:: Short problem ::
In the entries below, find the lines that contain the word "this" and copy them.

# START OF Information supplied

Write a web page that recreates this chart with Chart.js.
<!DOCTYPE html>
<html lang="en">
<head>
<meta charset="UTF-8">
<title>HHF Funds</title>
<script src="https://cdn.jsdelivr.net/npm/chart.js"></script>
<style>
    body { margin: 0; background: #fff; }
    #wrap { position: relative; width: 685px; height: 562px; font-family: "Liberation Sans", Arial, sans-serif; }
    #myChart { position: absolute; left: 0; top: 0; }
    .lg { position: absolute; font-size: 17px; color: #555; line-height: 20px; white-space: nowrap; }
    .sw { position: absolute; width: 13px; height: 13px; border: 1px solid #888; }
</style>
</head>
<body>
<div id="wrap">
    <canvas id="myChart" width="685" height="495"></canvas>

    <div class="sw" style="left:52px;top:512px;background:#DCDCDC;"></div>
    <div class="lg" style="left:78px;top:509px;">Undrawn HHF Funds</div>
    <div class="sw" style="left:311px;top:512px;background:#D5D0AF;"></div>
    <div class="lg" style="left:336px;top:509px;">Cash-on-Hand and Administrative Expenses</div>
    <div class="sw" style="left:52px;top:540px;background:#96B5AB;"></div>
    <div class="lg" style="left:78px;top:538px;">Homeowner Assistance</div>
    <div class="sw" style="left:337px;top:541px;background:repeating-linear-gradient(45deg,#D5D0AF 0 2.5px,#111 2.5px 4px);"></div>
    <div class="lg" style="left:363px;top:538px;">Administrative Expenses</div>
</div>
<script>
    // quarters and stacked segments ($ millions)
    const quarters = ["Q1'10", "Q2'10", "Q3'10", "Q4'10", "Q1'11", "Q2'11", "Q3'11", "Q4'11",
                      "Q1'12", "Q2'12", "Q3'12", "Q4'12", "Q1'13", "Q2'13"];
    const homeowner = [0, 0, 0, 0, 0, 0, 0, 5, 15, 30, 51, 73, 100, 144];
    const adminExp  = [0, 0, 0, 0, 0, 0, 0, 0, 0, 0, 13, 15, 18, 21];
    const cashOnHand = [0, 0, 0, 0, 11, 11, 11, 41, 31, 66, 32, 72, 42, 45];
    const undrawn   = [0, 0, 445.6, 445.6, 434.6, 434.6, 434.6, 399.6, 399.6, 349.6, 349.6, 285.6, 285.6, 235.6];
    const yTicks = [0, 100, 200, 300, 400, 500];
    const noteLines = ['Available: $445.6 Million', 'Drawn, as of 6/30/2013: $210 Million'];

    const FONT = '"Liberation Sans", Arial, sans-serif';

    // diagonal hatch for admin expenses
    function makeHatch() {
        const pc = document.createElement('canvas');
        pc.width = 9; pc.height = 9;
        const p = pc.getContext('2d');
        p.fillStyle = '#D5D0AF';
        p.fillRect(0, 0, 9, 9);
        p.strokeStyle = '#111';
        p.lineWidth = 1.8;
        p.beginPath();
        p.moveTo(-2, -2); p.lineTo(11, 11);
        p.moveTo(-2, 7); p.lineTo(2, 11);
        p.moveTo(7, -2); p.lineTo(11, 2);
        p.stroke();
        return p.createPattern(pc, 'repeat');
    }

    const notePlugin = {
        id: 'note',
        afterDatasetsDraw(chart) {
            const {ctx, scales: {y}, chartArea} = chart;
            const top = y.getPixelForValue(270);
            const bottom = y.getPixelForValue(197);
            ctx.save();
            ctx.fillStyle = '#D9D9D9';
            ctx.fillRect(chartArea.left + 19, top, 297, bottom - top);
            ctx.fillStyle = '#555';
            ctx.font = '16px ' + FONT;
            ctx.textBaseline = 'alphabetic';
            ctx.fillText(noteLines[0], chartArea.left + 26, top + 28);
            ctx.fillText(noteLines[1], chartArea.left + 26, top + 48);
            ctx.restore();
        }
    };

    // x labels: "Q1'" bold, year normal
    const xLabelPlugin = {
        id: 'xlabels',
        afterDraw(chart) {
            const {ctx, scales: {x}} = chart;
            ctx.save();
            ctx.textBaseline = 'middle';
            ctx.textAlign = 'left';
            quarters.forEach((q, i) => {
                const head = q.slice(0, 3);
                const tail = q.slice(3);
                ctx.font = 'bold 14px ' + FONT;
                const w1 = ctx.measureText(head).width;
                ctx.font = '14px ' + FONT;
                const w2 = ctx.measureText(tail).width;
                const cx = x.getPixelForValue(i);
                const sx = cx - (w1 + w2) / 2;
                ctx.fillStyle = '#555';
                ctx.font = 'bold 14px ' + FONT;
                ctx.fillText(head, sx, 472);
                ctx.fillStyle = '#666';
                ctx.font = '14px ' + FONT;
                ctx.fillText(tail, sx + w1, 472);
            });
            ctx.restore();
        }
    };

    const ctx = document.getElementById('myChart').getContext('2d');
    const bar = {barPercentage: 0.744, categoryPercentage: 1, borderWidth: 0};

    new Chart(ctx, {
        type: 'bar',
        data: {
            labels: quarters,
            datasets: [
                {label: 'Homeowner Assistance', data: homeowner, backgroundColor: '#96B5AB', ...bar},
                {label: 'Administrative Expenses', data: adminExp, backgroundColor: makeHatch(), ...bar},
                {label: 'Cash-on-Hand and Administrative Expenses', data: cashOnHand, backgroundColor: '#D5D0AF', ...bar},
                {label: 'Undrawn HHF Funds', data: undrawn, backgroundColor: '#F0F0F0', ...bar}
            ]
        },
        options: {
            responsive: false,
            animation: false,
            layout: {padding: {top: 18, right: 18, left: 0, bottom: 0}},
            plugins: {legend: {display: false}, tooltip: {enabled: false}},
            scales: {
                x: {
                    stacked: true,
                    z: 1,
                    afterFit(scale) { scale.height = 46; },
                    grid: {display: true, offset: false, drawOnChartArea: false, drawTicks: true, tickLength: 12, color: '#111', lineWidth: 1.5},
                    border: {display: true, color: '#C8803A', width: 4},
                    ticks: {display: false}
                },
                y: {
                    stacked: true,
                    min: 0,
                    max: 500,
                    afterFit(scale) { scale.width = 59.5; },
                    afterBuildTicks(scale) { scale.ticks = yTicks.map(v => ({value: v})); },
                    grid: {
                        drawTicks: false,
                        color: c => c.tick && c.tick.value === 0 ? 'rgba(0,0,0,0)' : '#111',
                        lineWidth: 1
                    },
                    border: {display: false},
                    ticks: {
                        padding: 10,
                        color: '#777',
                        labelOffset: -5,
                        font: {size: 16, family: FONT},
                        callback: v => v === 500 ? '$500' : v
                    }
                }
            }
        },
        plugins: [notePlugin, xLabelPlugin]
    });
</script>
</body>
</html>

# END OF Information supplied
# START OF Information supplied

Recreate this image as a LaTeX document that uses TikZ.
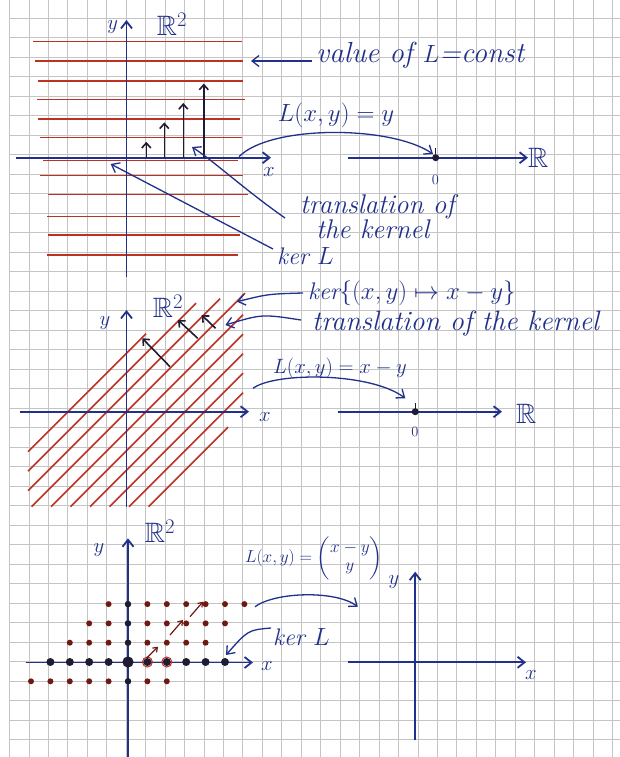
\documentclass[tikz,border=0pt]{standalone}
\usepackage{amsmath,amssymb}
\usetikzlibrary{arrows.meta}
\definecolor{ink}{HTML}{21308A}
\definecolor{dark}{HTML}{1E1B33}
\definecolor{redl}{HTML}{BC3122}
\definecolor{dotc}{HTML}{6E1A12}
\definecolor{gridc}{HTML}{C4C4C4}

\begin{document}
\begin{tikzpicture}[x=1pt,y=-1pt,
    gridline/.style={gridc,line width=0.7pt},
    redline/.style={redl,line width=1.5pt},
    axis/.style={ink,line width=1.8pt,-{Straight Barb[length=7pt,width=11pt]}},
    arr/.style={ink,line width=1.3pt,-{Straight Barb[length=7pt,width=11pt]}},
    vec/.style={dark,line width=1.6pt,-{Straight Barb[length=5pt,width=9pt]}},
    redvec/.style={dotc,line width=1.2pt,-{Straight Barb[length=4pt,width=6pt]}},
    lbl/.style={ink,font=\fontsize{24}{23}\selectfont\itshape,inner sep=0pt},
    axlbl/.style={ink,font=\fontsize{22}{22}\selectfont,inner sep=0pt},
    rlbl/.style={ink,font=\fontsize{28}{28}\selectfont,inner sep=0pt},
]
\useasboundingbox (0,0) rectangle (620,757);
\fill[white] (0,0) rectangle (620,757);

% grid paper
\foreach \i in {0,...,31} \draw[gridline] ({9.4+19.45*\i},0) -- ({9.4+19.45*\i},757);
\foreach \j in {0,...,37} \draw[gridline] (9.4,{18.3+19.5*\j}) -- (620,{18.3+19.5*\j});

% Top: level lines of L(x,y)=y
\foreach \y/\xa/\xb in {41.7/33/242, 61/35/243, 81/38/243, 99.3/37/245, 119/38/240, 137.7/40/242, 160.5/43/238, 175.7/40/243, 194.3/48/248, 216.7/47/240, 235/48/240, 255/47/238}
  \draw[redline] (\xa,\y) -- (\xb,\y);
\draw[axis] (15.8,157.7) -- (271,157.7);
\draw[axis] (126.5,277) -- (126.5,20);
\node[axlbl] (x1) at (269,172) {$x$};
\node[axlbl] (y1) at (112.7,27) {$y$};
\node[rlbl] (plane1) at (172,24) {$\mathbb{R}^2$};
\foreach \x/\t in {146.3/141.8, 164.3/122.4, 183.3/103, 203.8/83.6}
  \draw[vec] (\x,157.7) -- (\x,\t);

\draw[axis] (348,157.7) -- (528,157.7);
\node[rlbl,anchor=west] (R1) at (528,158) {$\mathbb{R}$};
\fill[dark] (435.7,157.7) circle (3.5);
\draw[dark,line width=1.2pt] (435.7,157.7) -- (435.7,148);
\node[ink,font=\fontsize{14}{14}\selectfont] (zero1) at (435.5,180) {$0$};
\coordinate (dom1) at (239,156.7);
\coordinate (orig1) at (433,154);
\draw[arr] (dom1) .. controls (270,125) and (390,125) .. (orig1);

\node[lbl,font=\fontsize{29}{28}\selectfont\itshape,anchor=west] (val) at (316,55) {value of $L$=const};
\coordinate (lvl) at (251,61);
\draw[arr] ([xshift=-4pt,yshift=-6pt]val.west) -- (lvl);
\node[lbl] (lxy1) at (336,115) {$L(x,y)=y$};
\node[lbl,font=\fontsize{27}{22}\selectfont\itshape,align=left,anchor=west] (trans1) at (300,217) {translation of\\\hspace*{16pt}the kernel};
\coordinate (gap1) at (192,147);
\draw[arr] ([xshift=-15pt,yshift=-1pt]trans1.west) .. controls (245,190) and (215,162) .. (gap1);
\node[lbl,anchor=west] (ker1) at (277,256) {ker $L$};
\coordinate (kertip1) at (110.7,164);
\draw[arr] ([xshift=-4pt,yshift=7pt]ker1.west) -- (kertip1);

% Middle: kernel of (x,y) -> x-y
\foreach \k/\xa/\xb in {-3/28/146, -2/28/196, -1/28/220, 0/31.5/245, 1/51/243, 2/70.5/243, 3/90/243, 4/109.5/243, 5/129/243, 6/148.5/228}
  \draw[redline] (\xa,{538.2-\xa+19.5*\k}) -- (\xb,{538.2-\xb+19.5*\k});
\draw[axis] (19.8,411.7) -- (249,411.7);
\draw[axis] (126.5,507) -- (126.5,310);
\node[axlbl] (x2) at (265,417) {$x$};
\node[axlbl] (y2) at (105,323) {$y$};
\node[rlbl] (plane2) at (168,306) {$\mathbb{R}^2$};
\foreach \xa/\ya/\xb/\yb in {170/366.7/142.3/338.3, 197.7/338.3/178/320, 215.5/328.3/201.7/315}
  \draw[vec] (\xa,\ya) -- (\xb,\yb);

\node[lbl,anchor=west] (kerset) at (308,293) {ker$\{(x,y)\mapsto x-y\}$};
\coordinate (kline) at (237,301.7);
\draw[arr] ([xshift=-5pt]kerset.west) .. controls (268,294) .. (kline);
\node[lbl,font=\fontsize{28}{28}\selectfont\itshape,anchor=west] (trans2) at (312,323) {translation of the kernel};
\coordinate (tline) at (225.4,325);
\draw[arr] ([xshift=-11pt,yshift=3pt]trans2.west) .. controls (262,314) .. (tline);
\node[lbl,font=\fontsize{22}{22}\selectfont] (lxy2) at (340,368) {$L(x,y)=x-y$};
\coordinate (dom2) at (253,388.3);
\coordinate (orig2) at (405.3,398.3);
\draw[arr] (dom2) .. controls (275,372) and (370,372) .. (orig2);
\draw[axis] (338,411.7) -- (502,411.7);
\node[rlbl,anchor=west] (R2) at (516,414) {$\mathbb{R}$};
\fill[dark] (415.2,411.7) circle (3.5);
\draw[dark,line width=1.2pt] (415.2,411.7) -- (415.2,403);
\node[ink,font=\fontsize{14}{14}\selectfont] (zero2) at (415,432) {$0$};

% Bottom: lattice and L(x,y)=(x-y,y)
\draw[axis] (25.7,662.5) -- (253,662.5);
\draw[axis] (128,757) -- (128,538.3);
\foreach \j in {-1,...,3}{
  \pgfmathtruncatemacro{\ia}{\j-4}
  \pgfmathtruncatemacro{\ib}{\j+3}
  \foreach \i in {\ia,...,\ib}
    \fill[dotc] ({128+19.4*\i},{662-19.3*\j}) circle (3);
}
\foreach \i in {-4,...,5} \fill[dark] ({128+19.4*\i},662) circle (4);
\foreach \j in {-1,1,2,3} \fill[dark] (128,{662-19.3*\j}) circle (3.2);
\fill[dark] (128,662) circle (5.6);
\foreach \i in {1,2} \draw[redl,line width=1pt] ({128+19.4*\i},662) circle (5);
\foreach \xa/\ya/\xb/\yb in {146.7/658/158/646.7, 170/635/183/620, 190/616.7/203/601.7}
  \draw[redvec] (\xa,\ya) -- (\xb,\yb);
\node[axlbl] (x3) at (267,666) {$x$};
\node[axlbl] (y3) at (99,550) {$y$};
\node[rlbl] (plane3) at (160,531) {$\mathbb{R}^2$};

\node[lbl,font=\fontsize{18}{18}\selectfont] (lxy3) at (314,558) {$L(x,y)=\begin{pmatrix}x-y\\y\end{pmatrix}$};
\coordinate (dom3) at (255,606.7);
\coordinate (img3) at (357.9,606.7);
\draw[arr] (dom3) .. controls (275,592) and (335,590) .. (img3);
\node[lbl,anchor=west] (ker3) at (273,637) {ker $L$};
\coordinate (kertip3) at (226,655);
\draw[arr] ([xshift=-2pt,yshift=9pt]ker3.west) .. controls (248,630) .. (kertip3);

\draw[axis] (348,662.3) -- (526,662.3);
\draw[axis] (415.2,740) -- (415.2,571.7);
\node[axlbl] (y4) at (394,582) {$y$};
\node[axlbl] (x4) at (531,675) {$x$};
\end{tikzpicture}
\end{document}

# END OF Information supplied
# START OF Information supplied

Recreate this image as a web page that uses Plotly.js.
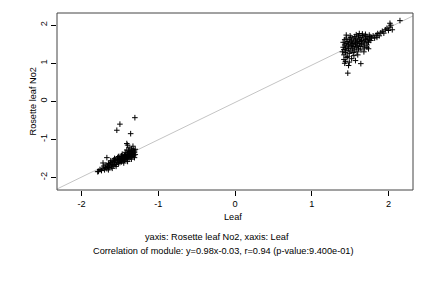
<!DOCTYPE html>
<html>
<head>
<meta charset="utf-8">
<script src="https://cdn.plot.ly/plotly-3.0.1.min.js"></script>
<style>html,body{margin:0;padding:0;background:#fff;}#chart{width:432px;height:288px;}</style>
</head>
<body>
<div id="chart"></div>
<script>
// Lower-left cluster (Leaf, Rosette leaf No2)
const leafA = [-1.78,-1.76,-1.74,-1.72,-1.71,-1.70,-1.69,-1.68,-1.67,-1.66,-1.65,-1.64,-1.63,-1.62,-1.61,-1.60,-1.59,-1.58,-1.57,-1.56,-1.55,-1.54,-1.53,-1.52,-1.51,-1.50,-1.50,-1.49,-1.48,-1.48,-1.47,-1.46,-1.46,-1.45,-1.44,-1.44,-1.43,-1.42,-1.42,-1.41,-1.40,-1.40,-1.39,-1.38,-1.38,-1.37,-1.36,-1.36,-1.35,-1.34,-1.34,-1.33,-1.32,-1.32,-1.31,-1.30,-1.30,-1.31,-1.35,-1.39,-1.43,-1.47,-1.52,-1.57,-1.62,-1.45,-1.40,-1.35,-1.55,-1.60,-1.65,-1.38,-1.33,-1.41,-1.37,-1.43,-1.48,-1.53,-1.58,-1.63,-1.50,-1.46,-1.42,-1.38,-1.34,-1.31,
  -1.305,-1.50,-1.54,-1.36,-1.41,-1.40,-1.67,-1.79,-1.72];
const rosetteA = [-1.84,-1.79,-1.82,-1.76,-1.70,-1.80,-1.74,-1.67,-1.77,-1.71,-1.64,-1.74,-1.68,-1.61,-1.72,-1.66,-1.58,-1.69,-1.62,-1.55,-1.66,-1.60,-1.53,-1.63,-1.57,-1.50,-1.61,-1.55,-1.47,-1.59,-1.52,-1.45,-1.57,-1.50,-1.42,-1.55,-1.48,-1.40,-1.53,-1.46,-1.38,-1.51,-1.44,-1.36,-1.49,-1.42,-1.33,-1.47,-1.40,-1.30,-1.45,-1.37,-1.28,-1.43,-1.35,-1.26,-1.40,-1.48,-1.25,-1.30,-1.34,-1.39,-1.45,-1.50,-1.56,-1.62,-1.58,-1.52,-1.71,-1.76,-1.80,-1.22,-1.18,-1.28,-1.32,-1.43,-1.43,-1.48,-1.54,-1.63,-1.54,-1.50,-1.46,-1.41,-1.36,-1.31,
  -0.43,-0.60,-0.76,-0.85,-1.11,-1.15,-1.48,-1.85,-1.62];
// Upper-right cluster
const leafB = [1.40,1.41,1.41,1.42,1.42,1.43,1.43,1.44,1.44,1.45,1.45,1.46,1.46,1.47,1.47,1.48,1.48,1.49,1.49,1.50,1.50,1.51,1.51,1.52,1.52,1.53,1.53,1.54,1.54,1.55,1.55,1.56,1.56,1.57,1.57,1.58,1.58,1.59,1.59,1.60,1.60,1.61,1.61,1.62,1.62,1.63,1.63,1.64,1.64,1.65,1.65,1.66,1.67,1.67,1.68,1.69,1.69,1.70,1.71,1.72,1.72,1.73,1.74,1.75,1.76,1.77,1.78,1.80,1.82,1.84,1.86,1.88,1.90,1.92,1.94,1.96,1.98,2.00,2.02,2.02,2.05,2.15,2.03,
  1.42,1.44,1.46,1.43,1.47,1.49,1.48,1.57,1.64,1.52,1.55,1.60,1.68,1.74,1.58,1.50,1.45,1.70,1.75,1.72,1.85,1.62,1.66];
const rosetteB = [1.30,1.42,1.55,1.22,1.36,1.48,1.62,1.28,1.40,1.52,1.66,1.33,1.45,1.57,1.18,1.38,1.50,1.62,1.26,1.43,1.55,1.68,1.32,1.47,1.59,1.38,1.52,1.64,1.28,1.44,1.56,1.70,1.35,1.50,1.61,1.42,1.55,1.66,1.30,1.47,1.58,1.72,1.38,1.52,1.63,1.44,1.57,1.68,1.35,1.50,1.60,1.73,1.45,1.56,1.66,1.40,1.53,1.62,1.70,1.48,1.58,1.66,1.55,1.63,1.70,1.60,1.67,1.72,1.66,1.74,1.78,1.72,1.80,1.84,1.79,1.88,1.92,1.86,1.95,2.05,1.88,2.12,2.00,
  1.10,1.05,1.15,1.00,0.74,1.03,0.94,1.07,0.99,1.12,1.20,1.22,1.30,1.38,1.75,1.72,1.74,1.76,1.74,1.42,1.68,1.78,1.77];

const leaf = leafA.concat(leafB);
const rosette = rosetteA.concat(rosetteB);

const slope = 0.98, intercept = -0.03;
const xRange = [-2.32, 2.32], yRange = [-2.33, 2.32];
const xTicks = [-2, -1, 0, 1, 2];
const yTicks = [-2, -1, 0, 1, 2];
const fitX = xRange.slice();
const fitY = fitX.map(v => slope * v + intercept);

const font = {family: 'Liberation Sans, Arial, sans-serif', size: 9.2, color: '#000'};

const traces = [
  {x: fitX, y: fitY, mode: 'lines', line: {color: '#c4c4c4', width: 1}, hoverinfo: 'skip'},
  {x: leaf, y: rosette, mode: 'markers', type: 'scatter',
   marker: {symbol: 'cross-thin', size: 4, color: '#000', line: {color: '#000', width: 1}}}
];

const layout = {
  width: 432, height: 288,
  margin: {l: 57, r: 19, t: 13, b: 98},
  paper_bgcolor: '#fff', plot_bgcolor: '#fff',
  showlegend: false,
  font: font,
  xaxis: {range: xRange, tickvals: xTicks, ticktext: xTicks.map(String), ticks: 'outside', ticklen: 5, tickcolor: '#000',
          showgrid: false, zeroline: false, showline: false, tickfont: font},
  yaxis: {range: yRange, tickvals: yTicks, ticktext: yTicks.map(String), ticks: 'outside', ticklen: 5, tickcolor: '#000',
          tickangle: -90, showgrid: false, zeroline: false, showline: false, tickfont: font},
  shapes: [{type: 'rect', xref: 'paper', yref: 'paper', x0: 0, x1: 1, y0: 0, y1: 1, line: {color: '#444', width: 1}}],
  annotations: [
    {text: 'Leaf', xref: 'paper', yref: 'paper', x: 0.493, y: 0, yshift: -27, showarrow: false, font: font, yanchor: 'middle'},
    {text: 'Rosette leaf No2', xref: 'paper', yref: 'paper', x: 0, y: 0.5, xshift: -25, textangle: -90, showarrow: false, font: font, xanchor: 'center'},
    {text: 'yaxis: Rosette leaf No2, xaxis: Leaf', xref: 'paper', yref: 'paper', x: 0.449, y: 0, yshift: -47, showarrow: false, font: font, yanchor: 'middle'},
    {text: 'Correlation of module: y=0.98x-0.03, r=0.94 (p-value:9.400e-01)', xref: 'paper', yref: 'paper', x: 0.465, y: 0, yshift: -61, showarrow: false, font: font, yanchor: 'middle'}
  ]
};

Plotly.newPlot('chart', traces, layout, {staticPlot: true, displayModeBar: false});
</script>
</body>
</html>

# END OF Information supplied

:: Answer to the task ::
Write a web page that recreates this chart with Chart.js.
Recreate this image as a LaTeX document that uses TikZ.
Recreate this image as a web page that uses Plotly.js.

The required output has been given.